Personally I don’t. Globally all businesses are suffering. HSBC yesterday 35,000 global jobs going. That was happening anyway, it is in the timing of the announcement. Smaller markets will bounce back quickly I assume, Australia, smaller European Countries. I feel London will bounce back best with most opportunities, most other markets are quite provincial by comparison.

How important is it to have a website? A personal website?

Not important at all. LinkedIn profile and CV are your calling cards.

Often feel that between time of application and rejection, my CV would not have been properly read but probably rejected automatically. Any tips of how to deal with automatic rejections on websites?

Very difficult. Larger companies and recruiters use robo-reading techniques looking for key words. What a waste of time and it doesn’t work. The words are so generic and the recruiter does not pick up the nuance you are looking for. Those recruiters are highly unlikely to be able to help you. You need a consultancy that bothers to communicate with you, get to know you, build a relationship of sorts. It won't be all recruiters.

An opportunity can arise anywhere. How does one pick the most appropriate website for the level of role one is looking for? Eg. I am an experienced senior interim. Conversely where not to apply to?

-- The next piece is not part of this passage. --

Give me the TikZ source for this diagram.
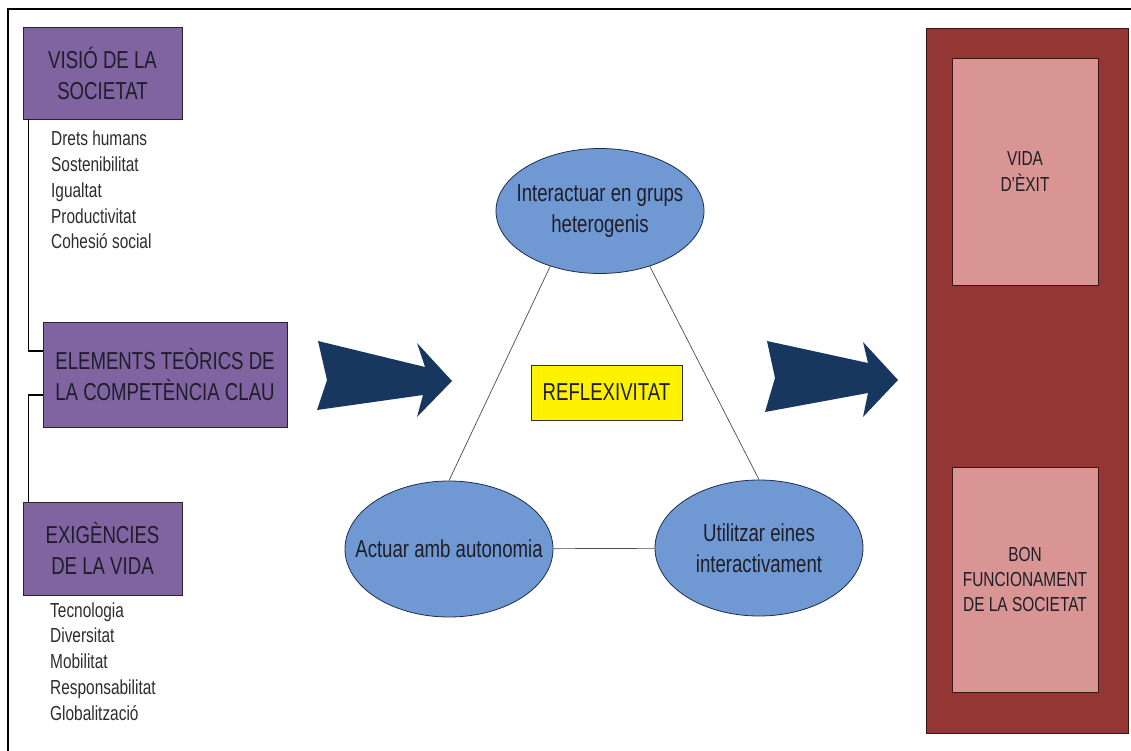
\documentclass[tikz,border=0pt]{standalone}
\usepackage{fontspec}
\setmainfont{Liberation Sans}[FakeStretch=0.76]
\usetikzlibrary{shapes.geometric}

\definecolor{boxpurple}{RGB}{128,100,162}
\definecolor{ovalfill}{RGB}{112,153,212}
\definecolor{ovalline}{RGB}{30,45,75}
\definecolor{arrownavy}{RGB}{23,55,94}
\definecolor{outerred}{RGB}{148,54,52}
\definecolor{innerpink}{RGB}{217,149,148}
\definecolor{redline}{RGB}{60,20,20}
\definecolor{inkdark}{RGB}{30,30,40}
\definecolor{listgray}{RGB}{45,45,45}

\tikzset{
  bigfont/.style={font=\fontsize{24.5}{31}\selectfont},
  smallfont/.style={font=\fontsize{20.3}{25.3}\selectfont},
  purplebox/.style={draw=black!85, line width=0.9pt, fill=boxpurple,
    align=center, inner sep=0pt, bigfont, text=inkdark},
  oval/.style={ellipse, draw=ovalline, line width=0.8pt, fill=ovalfill,
    inner sep=0pt, minimum width=208pt},
  ovaltext/.style={align=center, inner sep=0pt, bigfont, text=inkdark},
  listitem/.style={anchor=base west, inner sep=0pt, smallfont, text=listgray},
  linker/.style={draw=black, line width=1.1pt},
  spoke/.style={draw=black!70, line width=0.7pt},
  blockarrow/.style={fill=arrownavy},
  pinkbox/.style={draw=redline, line width=0.9pt, fill=innerpink,
    align=center, inner sep=0pt, smallfont, text=inkdark}
}

\begin{document}
\begin{tikzpicture}[x=1pt, y=-1pt]
  \useasboundingbox (0,0) rectangle (1131,751);
  \fill[white] (0,0) rectangle (1131,751);

  % page frame (top and left edges)
  \draw[black, line width=1.2pt] (1131,9) -- (8,9) -- (8,751);

  % left column: theoretical elements
  \node[purplebox, minimum width=159pt, minimum height=92pt] (vis) at (102.5,73)
    {VISIÓ DE LA\\SOCIETAT};
  \node[purplebox, minimum width=244pt, minimum height=105pt] (elem) at (165,374.5)
    {ELEMENTS TEÒRICS DE\\LA COMPETÈNCIA CLAU};
  \node[purplebox, minimum width=159pt, minimum height=93pt] (exig) at (102.5,548.5)
    {EXIGÈNCIES\\DE LA VIDA};

  \draw[linker] ([xshift=6pt]vis.south west) |- ([yshift=23.5pt]elem.west);
  \draw[linker] ([yshift=-20.5pt]elem.west) -| ([xshift=6pt]exig.north west);

  \foreach \t [count=\i] in {Drets humans, Sostenibilitat, Igualtat,
      Productivitat, Cohesió social}
    \node[listitem] (soc\i) at (51, {146+25.7*(\i-1)}) {\t};
  \foreach \t [count=\i] in {Tecnologia, Diversitat, Mobilitat,
      Responsabilitat, Globalització}
    \node[listitem] (vida\i) at (50, {617+25.75*(\i-1)}) {\t};

  % block arrows
  \fill[blockarrow] (318,341) -- (425,367) -- (417,343) -- (452,381)
    -- (417,417) -- (423,395) -- (317,410) -- (327,380) -- cycle;
  \fill[blockarrow] (767,341) -- (868,363) -- (863,342) -- (898,380)
    -- (863,417) -- (868,393) -- (765,412) -- (775,378) -- cycle;

  % key competencies triangle
  \node[oval, minimum height=125pt,
        label={[ovaltext]center:Interactuar en grups\\heterogenis}] (inter) at (600,211) {};
  \node[oval, minimum height=136pt,
        label={[ovaltext]center:Actuar amb autonomia}] (auto) at (449,549) {};
  \node[oval, minimum height=136pt,
        label={[ovaltext]center:Utilitzar eines\\interactivament}] (eines) at (759,548) {};

  \draw[spoke] (inter.228) -- (auto.north);
  \draw[spoke] (inter.312) -- (eines.north);
  \draw[spoke] (auto) -- (eines);

  \node[draw=black!80, line width=0.9pt, fill=yellow, bigfont, text=inkdark,
        minimum width=151pt, minimum height=55pt, inner sep=0pt] (refl)
        at (606.5,392.5) {REFLEXIVITAT};

  % outcomes
  \node[draw=redline, line width=0.9pt, fill=outerred,
        minimum width=202pt, minimum height=705pt, inner sep=0pt] (result) at (1027,380.5) {};
  \node[pinkbox, minimum width=146pt, minimum height=227pt] (exit) at (1025,171.5)
    {VIDA\\D'ÈXIT};
  \node[pinkbox, minimum width=146pt, minimum height=225pt] (func) at (1025,579.5)
    {BON\\FUNCIONAMENT\\DE LA SOCIETAT};
\end{tikzpicture}
\end{document}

Market research, talking to people, getting referrals, find out which recruiters suit your profile. It takes time, there are many recruiters offering all sorts of service levels. You may need to engage with many more than you thought. 

What sort of jobs would you recommend for over 60s these days?

Projects, systems implementation and integration, technical changes in IAS, discounted cashflows for PE, if you are not in an organisation then to add value as you get older, look at your experience that younger finance don’t have.

There seem to be quite a few PE roles, but they always specify prior PE experience - I am often a good fit but do not have any PE experience - any suggestions?

This is frustrating as PE owners believe you need to have PE experience to understand their needs, which is true to a degree. PE owners are investors not operators. For a CFO role you will need successful PE sale or transaction, that is a given. For HOF, GFC or other then you can gain experience in a different size companies and sectors that PE are in. Strong FC experience in smaller companies or larger in the same sector can take you to a PE business. Don't be offended if they say no. They have their way and they are hard to influence. A good recruiter will advise and talk to clients about you and what you offer.